In a startling turn of events, the lawsuit alleges that the vehicle entrusted to Defenders Northwest LLC and the Halls was used to acquire sponsored parts at the SEMA automotive event without the owners’ consent. SEMA serves as a prominent trade industry event for automotive specialty equipment manufacturers, providing a platform to unveil innovative products and connect with industry stakeholders worldwide. According to the plaintiff’s lawsuit, the restoration project, which escalated to mid-six figures in unaccounted fees and allegedly fabricated invoices, appears to have been a prolonged stall tactic that spanned nearly eight years. Finally, “Brian and Michele simply refused to deliver the truck and began demanding more money,” according to the customers’ attorney. The lawsuit documentation indicates that the project was initially slated for completion in less than six months.

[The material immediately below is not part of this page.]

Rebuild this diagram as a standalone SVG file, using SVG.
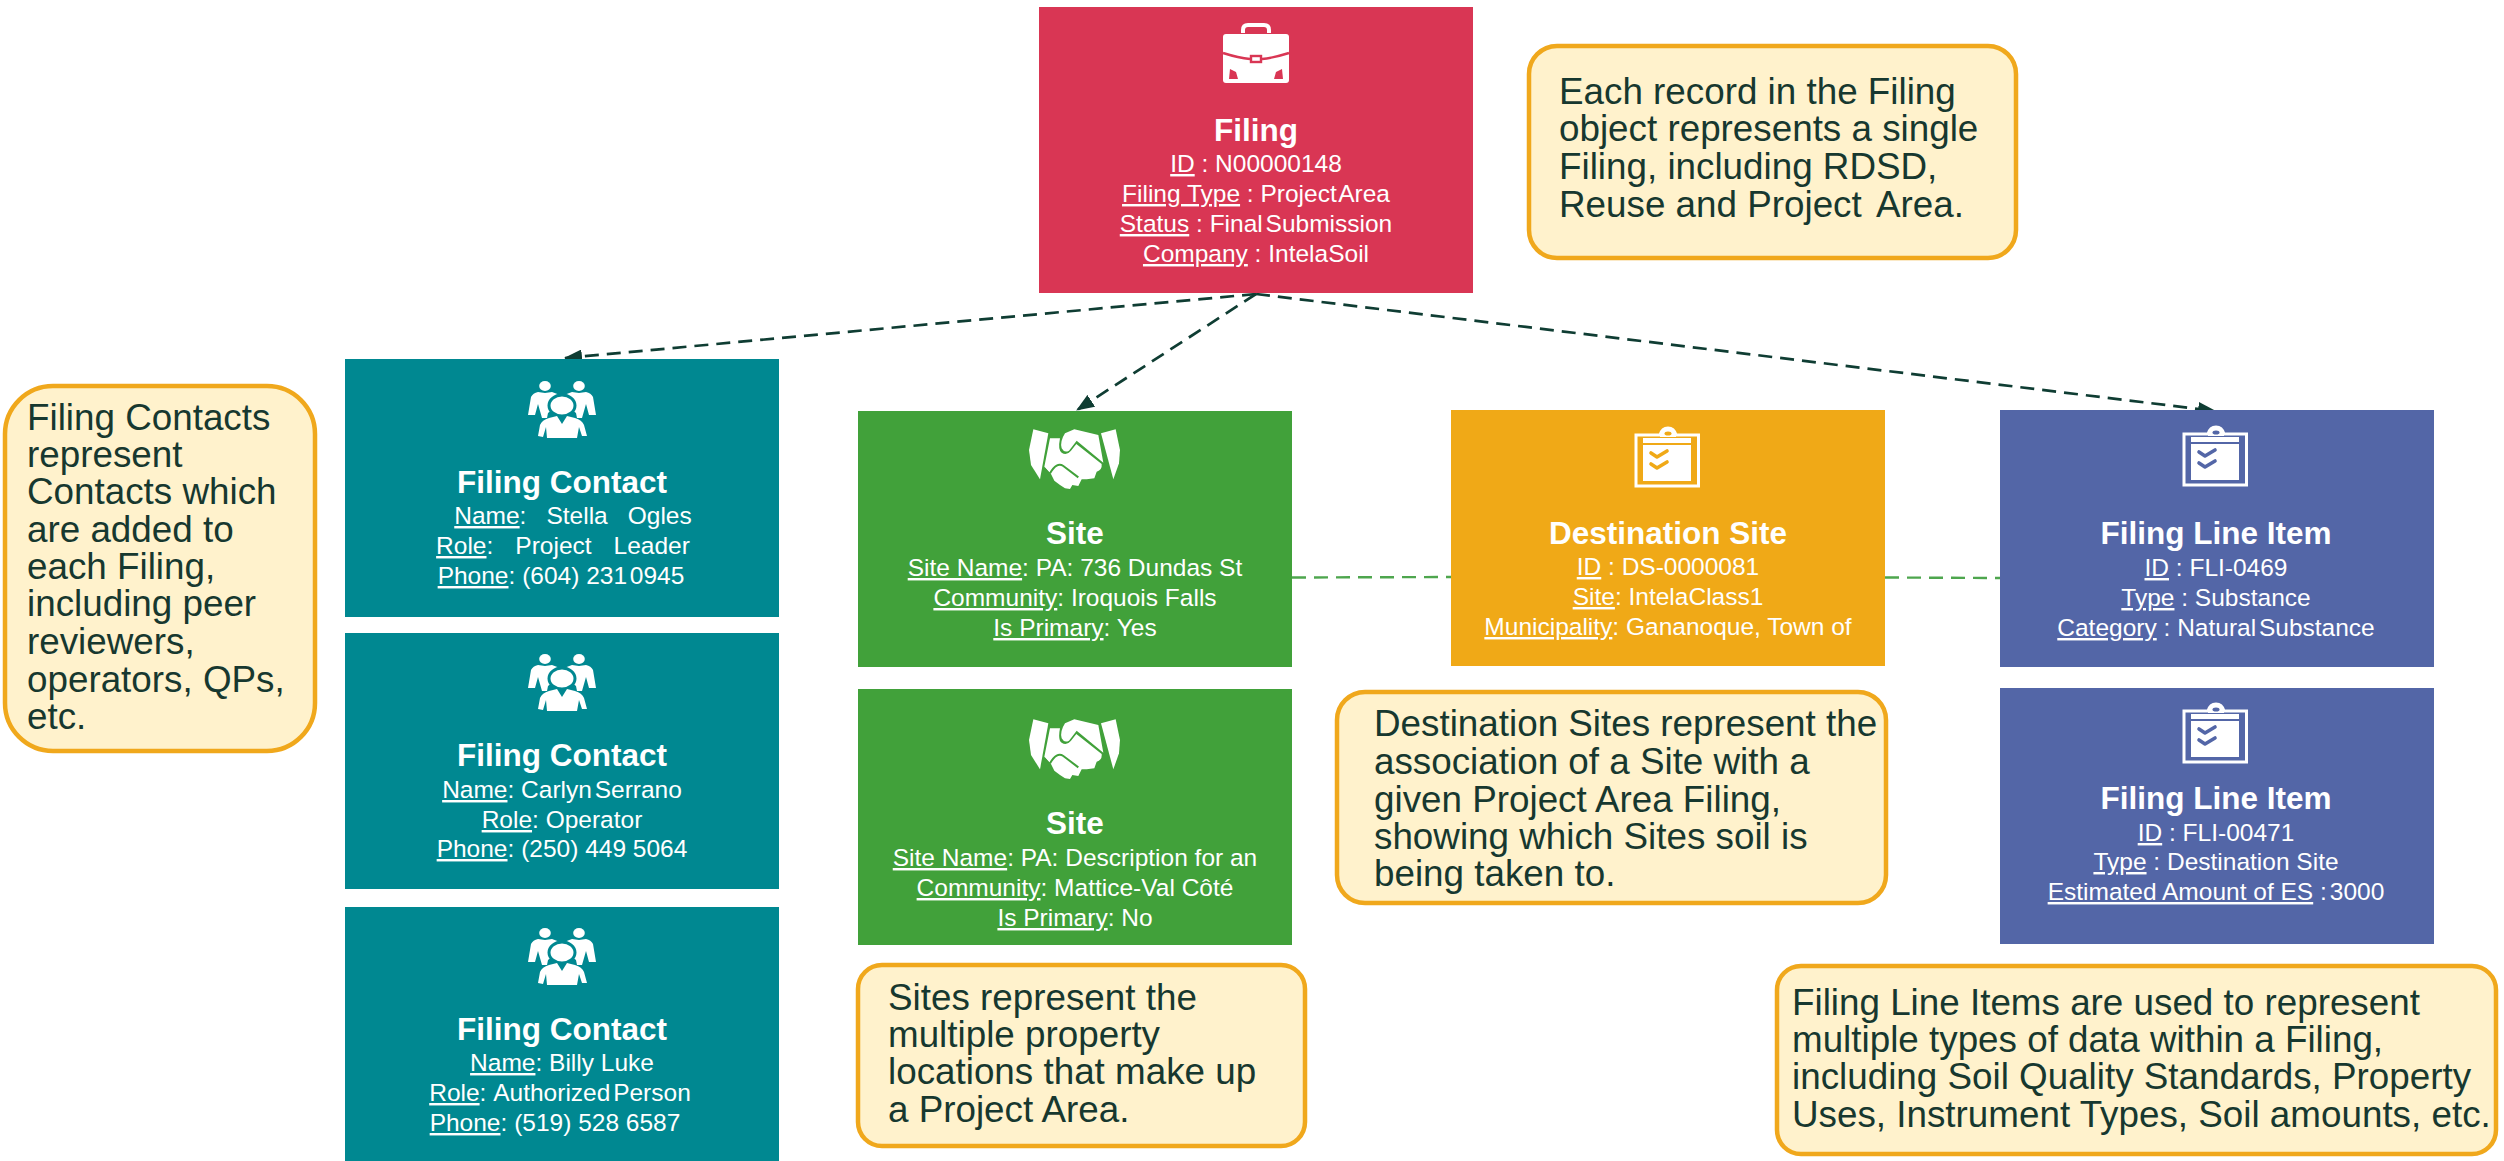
<svg xmlns="http://www.w3.org/2000/svg" width="2504" height="1161" viewBox="0 0 2504 1161">
<style>
text{font-family:"Liberation Sans",Arial,sans-serif}
.bg{fill:#fff}
.box{stroke:none}
.red{fill:#D93654;color:#D93654}
.teal{fill:#008891;color:#008891}
.green{fill:#41A13A;color:#41A13A}
.orange{fill:#F0A917;color:#F0A917}
.blue{fill:#5366A7;color:#5366A7}
.t{font-size:31.5px;font-weight:700;fill:#fff;text-anchor:middle}
.b{font-size:24.5px;fill:#fff;text-anchor:middle}
.u{text-decoration:underline}
.n{word-spacing:-4px}
.note{fill:#FFF2CC;stroke:#F0A81C;stroke-width:4.5}
.nt{font-size:36.8px;fill:#17382F}
.c{fill:none;stroke:#0F3D33;stroke-width:2.7;stroke-dasharray:14 8}
.g{fill:none;stroke:#4EA64E;stroke-width:2.4;stroke-dasharray:14 8}
</style>
<defs>
<marker id="ah" markerUnits="userSpaceOnUse" markerWidth="18" markerHeight="14" refX="17" refY="7" orient="auto"><path d="M0,0L18,7L0,14Z" fill="#0F3D33"/></marker>
<g id="brief">
<path d="M-15,-24V-27Q-15,-34 -8,-34H8Q15,-34 15,-27V-24H11V-27Q11,-30 8,-30H-8Q-11,-30 -11,-27V-24Z" fill="#fff"/>
<rect x="-33" y="-23" width="66" height="49" rx="3" fill="#fff"/>
<path d="M-33,-4Q-17,1 -6,2M6,2Q17,1 33,-4" fill="none" stroke="currentColor" stroke-width="2.4"/>
<rect x="-5" y="-1" width="10" height="6" fill="#fff" stroke="currentColor" stroke-width="2.4"/>
<path d="M-26,12L-20,15L-18,22H-27Z" fill="currentColor"/><path d="M26,12L20,15L18,22H27Z" fill="currentColor"/>
</g>
<g id="people">
<ellipse cx="-17" cy="-21" rx="5.800" ry="5" fill="#fff"/><ellipse cx="17" cy="-21" rx="5.800" ry="5" fill="#fff"/>
<path d="M-34,8L-31,-10Q-29,-14 -24,-15L-17,-14L-10,-15L-2,-12L-4,-2L-14,6L-15,11H-20L-24,-3L-27,8Z" fill="#fff"/>
<path d="M34,8L31,-10Q29,-14 24,-15L17,-14L10,-15L2,-12L4,-2L14,6L15,11H20L24,-3L27,8Z" fill="#fff"/>
<ellipse cx="0" cy="-1.500" rx="13" ry="10.500" fill="#fff" stroke="currentColor" stroke-width="3"/>
<path d="M-24,29L-22,18Q-20,13 -13,11L-5,9L0,17L5,9L13,11Q20,13 22,18L25,29L20,29L17,20L15,31H-15L-16,20L-19,30Z" fill="#fff"/>
</g>
<g id="shake" transform="scale(0.3333) translate(-180,-114)">
<path d="M55,28L100,40L75,178L48,135L42,90Z" fill="#fff"/>
<path d="M258,40L302,28L315,90L312,130L295,178Z" fill="#fff"/>
<path d="M150,40L178,28L250,45L265,128L185,62L162,92Q148,100 140,85Q134,65 150,40Z" fill="#fff"/>
<path d="M105,55L135,55Q128,90 140,98Q155,108 168,92L184,72L260,132Q262,150 245,155L238,175L215,178L200,178L190,198L172,195L165,207L150,205L135,195L118,182L108,162L88,140Z" fill="#fff"/>
<path d="M88,145L105,165M105,160Q125,125 145,138L190,172" fill="none" stroke="currentColor" stroke-width="6"/>
</g>
<g id="clip">
<path d="M-24,-24H-8Q-6,-31 0,-31Q6,-31 8,-24H30.500V27H-32V-24Z" fill="none" stroke="#fff" stroke-width="3"/>
<path d="M-8,-24Q-6,-32 0,-32Q6,-32 8,-24V-22H-8Z" fill="#fff"/>
<ellipse cx="0" cy="-25.500" rx="3.500" ry="2" fill="currentColor"/>
<rect x="-25" y="-21" width="48" height="5" fill="#fff"/>
<rect x="-25" y="-14" width="48" height="36" fill="#fff"/>
<path d="M-17,-6L-11,-2L-1,-8M-17,5L-11,9L-1,3" fill="none" stroke="currentColor" stroke-width="3.600" stroke-linecap="round" stroke-linejoin="round"/>
</g>
</defs>
<rect class="bg" width="2504" height="1161"/>
<g id="connectors">
<path class="c" d="M1256,294L565,358" marker-end="url(#ah)"/>
<path class="c" d="M1256,294L1077,410" marker-end="url(#ah)"/>
<path class="c" d="M1256,294L2215,411" marker-end="url(#ah)"/>
<path class="g" d="M1292,577.500L1451,577"/>
<path class="g" d="M1885,577.500L2000,578"/>
</g>
<g id="filing">
<rect class="box red" x="1039" y="7" width="434" height="286"/>
<use href="#brief" x="1256" y="57" class="red"/>
<text class="t" x="1256" y="141">Filing</text>
<text class="b" x="1256" y="172"><tspan class="u">ID</tspan> : N00000148</text>
<text class="b" x="1256" y="202"><tspan class="u">Filing Type</tspan> : <tspan class="n">Project Area</tspan></text>
<text class="b" x="1256" y="232"><tspan class="u">Status</tspan> : <tspan class="n">Final Submission</tspan></text>
<text class="b" x="1256" y="262"><tspan class="u">Company</tspan> : IntelaSoil</text>
</g>
<g id="contact1">
<rect class="box teal" x="345" y="359" width="434" height="258"/>
<use href="#people" x="562" y="407" class="teal"/>
<text class="t" x="562" y="493">Filing Contact</text>
<text class="b" x="573" y="524"><tspan class="u">Name</tspan>:<tspan dx="20">Stella</tspan><tspan dx="20">Ogles</tspan></text>
<text class="b" x="563" y="554"><tspan class="u">Role</tspan>:<tspan dx="22">Project</tspan><tspan dx="22">Leader</tspan></text>
<text class="b" x="561" y="584"><tspan class="u">Phone</tspan>: (604) <tspan class="n">231 0945</tspan></text>
</g>
<g id="contact2">
<rect class="box teal" x="345" y="633" width="434" height="256"/>
<use href="#people" x="562" y="680" class="teal"/>
<text class="t" x="562" y="766">Filing Contact</text>
<text class="b" x="562" y="798"><tspan class="u">Name</tspan>: <tspan class="n">Carlyn Serrano</tspan></text>
<text class="b" x="562" y="828"><tspan class="u">Role</tspan>: Operator</text>
<text class="b" x="562" y="857"><tspan class="u">Phone</tspan>: (250) 449 5064</text>
</g>
<g id="contact3">
<rect class="box teal" x="345" y="907" width="434" height="254"/>
<use href="#people" x="562" y="954" class="teal"/>
<text class="t" x="562" y="1040">Filing Contact</text>
<text class="b" x="562" y="1071"><tspan class="u">Name</tspan>: Billy Luke</text>
<text class="b" x="560" y="1101"><tspan class="u">Role</tspan>: <tspan class="n">Authorized Person</tspan></text>
<text class="b" x="555" y="1131"><tspan class="u">Phone</tspan>: (519) 528 6587</text>
</g>
<g id="site1">
<rect class="box green" x="858" y="411" width="434" height="256"/>
<use href="#shake" x="1075" y="458" class="green"/>
<text class="t" x="1075" y="544">Site</text>
<text class="b" x="1075" y="576"><tspan class="u">Site Name</tspan>: PA: 736 Dundas St</text>
<text class="b" x="1075" y="606"><tspan class="u">Community</tspan>: Iroquois Falls</text>
<text class="b" x="1075" y="636"><tspan class="u">Is Primary</tspan>: Yes</text>
</g>
<g id="site2">
<rect class="box green" x="858" y="689" width="434" height="256"/>
<use href="#shake" x="1075" y="748" class="green"/>
<text class="t" x="1075" y="834">Site</text>
<text class="b" x="1075" y="866"><tspan class="u">Site Name</tspan>: PA: Description for an</text>
<text class="b" x="1075" y="896"><tspan class="u">Community</tspan>: Mattice-Val Côté</text>
<text class="b" x="1075" y="926"><tspan class="u">Is Primary</tspan>: No</text>
</g>
<g id="destination">
<rect class="box orange" x="1451" y="410" width="434" height="256"/>
<use href="#clip" x="1668" y="459" class="orange"/>
<text class="t" x="1668" y="544">Destination Site</text>
<text class="b" x="1668" y="575"><tspan class="u">ID</tspan> : DS-0000081</text>
<text class="b" x="1668" y="605"><tspan class="u">Site</tspan>: IntelaClass1</text>
<text class="b" x="1668" y="635"><tspan class="u">Municipality</tspan>: Gananoque, Town of</text>
</g>
<g id="lineitem1">
<rect class="box blue" x="2000" y="410" width="434" height="257"/>
<use href="#clip" x="2216" y="458" class="blue"/>
<text class="t" x="2216" y="544">Filing Line Item</text>
<text class="b" x="2216" y="576"><tspan class="u">ID</tspan> : FLI-0469</text>
<text class="b" x="2216" y="606"><tspan class="u">Type</tspan> : Substance</text>
<text class="b" x="2216" y="636"><tspan class="u">Category</tspan> : <tspan class="n">Natural Substance</tspan></text>
</g>
<g id="lineitem2">
<rect class="box blue" x="2000" y="688" width="434" height="256"/>
<use href="#clip" x="2216" y="735" class="blue"/>
<text class="t" x="2216" y="809">Filing Line Item</text>
<text class="b" x="2216" y="841"><tspan class="u">ID</tspan> : FLI-00471</text>
<text class="b" x="2216" y="870"><tspan class="u">Type</tspan> : Destination Site</text>
<text class="b" x="2216" y="900"><tspan class="u">Estimated Amount of ES</tspan> :<tspan dx="3">3000</tspan></text>
</g>
<g id="note-filing">
<rect class="note" x="1529" y="46" width="487" height="212" rx="28"/>
<text class="nt"><tspan x="1559" y="104">Each record in the Filing</tspan><tspan x="1559" y="141">object represents a single</tspan><tspan x="1559" y="179">Filing, including RDSD,</tspan><tspan x="1559" y="217">Reuse and Project <tspan dx="6">Area.</tspan></tspan></text>
</g>
<g id="note-contact">
<rect class="note" x="5" y="386" width="310" height="365" rx="48"/>
<text class="nt"><tspan x="27" y="430">Filing Contacts</tspan><tspan x="27" y="467">represent</tspan><tspan x="27" y="504">Contacts which</tspan><tspan x="27" y="542">are added to</tspan><tspan x="27" y="579">each Filing,</tspan><tspan x="27" y="616">including peer</tspan><tspan x="27" y="654">reviewers,</tspan><tspan x="27" y="692">operators, QPs,</tspan><tspan x="27" y="729">etc.</tspan></text>
</g>
<g id="note-site">
<rect class="note" x="858" y="965" width="447" height="181" rx="24"/>
<text class="nt"><tspan x="888" y="1010">Sites represent the</tspan><tspan x="888" y="1047">multiple property</tspan><tspan x="888" y="1084">locations that make up</tspan><tspan x="888" y="1122">a Project Area.</tspan></text>
</g>
<g id="note-destination">
<rect class="note" x="1337" y="692" width="549" height="211" rx="28"/>
<text class="nt"><tspan x="1374" y="736">Destination Sites represent the</tspan><tspan x="1374" y="774">association of a Site with a</tspan><tspan x="1374" y="812">given Project Area Filing,</tspan><tspan x="1374" y="849">showing which Sites soil is</tspan><tspan x="1374" y="886">being taken to.</tspan></text>
</g>
<g id="note-lineitem">
<rect class="note" x="1777" y="966" width="719" height="188" rx="24"/>
<text class="nt"><tspan x="1792" y="1015">Filing Line Items are used to represent</tspan><tspan x="1792" y="1052">multiple types of data within a Filing,</tspan><tspan x="1792" y="1089">including Soil Quality Standards, Property</tspan><tspan x="1792" y="1127">Uses, Instrument Types, Soil amounts, etc.</tspan></text>
</g>
</svg>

It appears that Defenders Northwest LLC held garage insurance, and the insurer stepped in to defend the alleged perpetrators of fraud. In return, the Halls, allegedly, launched online attacks against their victims and legal representatives, resulting in yet another lawsuit for defamation.
The realm of vintage Land Rover Defender repair and restoration is inherently contentious. At the high end, it caters to affluent enthusiasts who aim to transform old mini-tractors into street-ready muscle trucks. Others within the community invest equally in their Defenders, aligning the restoration with the vehicle’s safari-style off-road legacy. Then, there are budget-conscious individuals who derive immense joy from their Defender trucks, all while investing both money and time for an authentic off-road experience. Irrespective of the approach, all these enthusiasts invest significantly to indulge their passion. Notably, models like Defender 90, Defender 110, and the rarer Defender 130 have experienced significant demand. Yet, the restoration process often involves navigating a legal and regulatory minefield. Vintage Defender trucks, especially those imported into the U.S., often face import laws, state regulations, and federal standards that pertain to road safety.
The lawsuit alleges that Defenders Northwest LLC, Brian Hall, and Michele Hall operate an illegal restoration business catering to customers willing to pay a premium to register prohibited vehicles through legal loopholes. Importantly, illegal Defender vehicles often run afoul of federal agencies such as the Department of Homeland Security and Customs and Border Protection (CPB) during enforcement of import laws. Restored Defenders, commanding high prices and frequently falling into the hands of affluent owners who never utilize them for intended off-road adventures, frequently find themselves subject to confiscation.
The Road Ahead: Lessons Learned and Cautions for Car Enthusiasts
The story of Defenders Northwest LLC and Brian and Michele Hall serves as a stark reminder. When entrusting your cherished car restoration project to third parties, it’s imperative to exercise caution. The world of social media and internet marketing can often obscure true intentions and mask the reputations of unscrupulous businesses. When substantial sums are involved, consider hiring investigators and crafting robust contracts to mitigate risks. Luxury car restoration should be a joyous journey, not a nightmare.